Waiting for the Barbarians
An opera in two acts from the novel of J.M. Coetzee
135′
Music by Philip Glass
Libretto by Christopher Hampton based on the novel by John M. Coetzee
CAST:
Principal Soloists: 2 soprano, 2 baritone, 2 bass; Secondary: 4 tenor, 2 baritone, 1 child; Orchestration: 2+pic.2.2(Clarinet in A)+cbcl(bcl).2/4.3.2+btbn.1/5perc/hp.pf(cel)/str(12.10.8.6.4)
COMMISSION:
Commissioned by the Erfurt Theater, Erfurt (Germany)
PREMIERE:
September 10, 2005 at Erfurt Theater in Erfurt (Germany) directed by Guy Montavon and music conducted by Dennis Russell Davies
SYNOPSIS:
Waiting for the Barbarians is a harrowing allegory of the war between oppressors and the oppressed.
The protagonist is a loyal civil servant who conscientiously runs the affairs of a tiny frontier garrison town, ignoring the threat of impending war with the “barbarians”, a neighboring tribe of nomads. But with the arrival of a special unit of the Civil Guard spreading the rumor that the barbarians are preparing to attack, he becomes witness to the cruel and illegal treatment of prisoners of war. Torture is used to obtain confessions from the barbarian prisoners, thus “proving” the necessity of the planned campaign against the tribe.
Jolted into sympathy for the victims, the old man decides to take a stand. He attempts to maintain a final shred of decency and dignity by bringing home a barbarian girl, crippled by torture and nearly blind, and subsequently returning her to her people – an act of individual amends. This dangerous, exhausting expedition brands him forever as a traitor, after which he himself becomes a victim of public humiliation and torture.
NOTES:
John Coetzee, the South African writer and Nobel Prize Winner for Literature 2003, first published Waiting for the Barbarians as a novel in 1980. I contacted John Coetzee about adapting his book into an opera back in 1991 and made my first treatment of the opera that same year. I’d begun to do this kind of social/political opera in 1979 with Satyagraha, an opera that takes place in South Africa, concerning the life of Gandhi and the possibility of social change through non-violence.

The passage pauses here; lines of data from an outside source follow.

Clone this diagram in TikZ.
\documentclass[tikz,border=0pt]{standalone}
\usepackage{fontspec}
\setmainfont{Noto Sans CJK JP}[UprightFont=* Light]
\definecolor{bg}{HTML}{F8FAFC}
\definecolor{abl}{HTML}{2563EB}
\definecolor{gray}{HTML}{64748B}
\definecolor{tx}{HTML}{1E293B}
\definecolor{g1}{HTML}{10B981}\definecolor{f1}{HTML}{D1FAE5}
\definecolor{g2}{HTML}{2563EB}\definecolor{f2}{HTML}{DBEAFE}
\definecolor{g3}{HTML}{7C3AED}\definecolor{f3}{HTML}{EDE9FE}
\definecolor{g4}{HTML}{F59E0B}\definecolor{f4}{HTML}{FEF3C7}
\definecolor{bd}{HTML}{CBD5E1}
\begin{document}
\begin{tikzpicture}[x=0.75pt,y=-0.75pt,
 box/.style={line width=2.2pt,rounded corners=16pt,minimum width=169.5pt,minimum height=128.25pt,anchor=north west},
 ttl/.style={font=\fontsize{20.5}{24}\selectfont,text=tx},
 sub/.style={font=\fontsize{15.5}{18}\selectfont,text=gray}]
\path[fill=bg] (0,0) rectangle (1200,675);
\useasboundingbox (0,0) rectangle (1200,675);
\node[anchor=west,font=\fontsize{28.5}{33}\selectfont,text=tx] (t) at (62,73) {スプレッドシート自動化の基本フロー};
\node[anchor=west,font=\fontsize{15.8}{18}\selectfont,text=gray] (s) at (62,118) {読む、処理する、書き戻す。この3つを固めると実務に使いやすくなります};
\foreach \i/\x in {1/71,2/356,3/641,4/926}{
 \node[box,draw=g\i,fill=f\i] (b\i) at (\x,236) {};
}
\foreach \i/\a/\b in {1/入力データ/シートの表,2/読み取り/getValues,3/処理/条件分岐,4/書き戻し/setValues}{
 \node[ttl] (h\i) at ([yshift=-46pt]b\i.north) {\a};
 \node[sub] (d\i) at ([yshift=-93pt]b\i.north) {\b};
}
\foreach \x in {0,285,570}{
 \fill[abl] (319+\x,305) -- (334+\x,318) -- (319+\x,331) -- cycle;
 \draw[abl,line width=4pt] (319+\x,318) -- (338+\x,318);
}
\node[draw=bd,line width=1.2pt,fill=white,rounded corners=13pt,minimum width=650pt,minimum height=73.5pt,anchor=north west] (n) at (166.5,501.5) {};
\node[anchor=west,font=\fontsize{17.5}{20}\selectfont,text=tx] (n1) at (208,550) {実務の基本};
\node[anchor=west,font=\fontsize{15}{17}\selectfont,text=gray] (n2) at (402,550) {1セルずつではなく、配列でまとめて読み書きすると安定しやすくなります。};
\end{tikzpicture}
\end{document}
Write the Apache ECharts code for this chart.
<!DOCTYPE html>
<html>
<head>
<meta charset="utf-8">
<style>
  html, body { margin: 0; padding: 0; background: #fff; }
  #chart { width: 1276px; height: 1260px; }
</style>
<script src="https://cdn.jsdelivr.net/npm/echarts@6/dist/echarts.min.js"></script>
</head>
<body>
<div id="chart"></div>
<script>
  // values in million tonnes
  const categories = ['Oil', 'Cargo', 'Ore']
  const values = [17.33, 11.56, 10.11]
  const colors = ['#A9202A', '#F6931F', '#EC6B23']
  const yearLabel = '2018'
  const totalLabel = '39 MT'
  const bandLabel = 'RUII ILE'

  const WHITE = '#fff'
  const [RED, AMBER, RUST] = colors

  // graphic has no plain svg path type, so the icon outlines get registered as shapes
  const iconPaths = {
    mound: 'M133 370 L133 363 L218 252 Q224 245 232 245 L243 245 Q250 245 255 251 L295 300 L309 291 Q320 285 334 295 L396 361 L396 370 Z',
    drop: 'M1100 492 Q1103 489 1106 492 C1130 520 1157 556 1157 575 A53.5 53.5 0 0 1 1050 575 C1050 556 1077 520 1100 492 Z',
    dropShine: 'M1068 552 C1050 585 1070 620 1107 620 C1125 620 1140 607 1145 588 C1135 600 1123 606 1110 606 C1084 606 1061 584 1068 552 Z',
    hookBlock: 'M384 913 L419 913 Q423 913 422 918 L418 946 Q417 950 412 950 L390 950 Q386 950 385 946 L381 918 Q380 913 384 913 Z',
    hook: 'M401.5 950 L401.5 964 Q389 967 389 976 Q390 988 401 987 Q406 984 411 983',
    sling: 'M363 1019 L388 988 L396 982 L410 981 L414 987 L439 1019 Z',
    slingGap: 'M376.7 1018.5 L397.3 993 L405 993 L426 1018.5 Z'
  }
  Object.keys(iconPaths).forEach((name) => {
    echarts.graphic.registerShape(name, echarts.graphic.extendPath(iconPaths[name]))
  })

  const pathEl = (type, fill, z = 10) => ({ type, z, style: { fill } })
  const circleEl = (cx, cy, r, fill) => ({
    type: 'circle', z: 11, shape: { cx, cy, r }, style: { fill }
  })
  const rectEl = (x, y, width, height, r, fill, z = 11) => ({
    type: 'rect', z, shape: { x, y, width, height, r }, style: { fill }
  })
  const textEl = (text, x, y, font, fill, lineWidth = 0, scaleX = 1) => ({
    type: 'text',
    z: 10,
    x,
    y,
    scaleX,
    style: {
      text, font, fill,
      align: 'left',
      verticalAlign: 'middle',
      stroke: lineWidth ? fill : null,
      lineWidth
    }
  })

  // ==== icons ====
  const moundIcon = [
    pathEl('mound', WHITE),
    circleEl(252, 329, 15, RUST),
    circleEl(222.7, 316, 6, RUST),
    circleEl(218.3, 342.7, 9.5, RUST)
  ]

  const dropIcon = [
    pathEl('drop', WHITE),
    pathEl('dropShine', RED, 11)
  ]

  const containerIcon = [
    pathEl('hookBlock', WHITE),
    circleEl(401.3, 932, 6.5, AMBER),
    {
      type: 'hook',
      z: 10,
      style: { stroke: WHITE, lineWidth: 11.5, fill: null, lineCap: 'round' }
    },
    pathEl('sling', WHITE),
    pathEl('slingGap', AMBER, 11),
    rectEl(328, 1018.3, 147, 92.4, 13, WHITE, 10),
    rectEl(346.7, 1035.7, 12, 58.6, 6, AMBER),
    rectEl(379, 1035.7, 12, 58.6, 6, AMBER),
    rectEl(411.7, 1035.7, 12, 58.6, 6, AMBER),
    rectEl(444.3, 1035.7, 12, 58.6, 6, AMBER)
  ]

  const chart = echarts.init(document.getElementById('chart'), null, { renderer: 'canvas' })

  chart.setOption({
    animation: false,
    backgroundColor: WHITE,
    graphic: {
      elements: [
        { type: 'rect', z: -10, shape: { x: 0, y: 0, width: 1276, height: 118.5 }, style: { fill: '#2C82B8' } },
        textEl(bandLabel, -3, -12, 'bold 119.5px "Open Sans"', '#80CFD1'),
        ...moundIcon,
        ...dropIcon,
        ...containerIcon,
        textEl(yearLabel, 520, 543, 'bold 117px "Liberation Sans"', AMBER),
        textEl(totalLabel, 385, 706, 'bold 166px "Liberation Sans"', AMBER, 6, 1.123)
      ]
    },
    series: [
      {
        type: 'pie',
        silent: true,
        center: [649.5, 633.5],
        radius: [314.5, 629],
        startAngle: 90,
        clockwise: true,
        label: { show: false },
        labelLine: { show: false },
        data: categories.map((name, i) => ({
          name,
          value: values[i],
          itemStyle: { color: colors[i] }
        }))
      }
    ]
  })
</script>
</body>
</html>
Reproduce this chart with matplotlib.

My aim then, as it is now, was to preserve Coetzee’s bold allegorical approach while dramatizing the classic themes of confrontation, crisis and redemption so the audience itself is left weighing the meaning of good and evil in their own lives. To reduce the opera to a single historical circumstance or a particular political regime misses the point. That the opera can become an occasion for dialogue about political crisis illustrates the power of art to turn our attention toward the human dimension of history.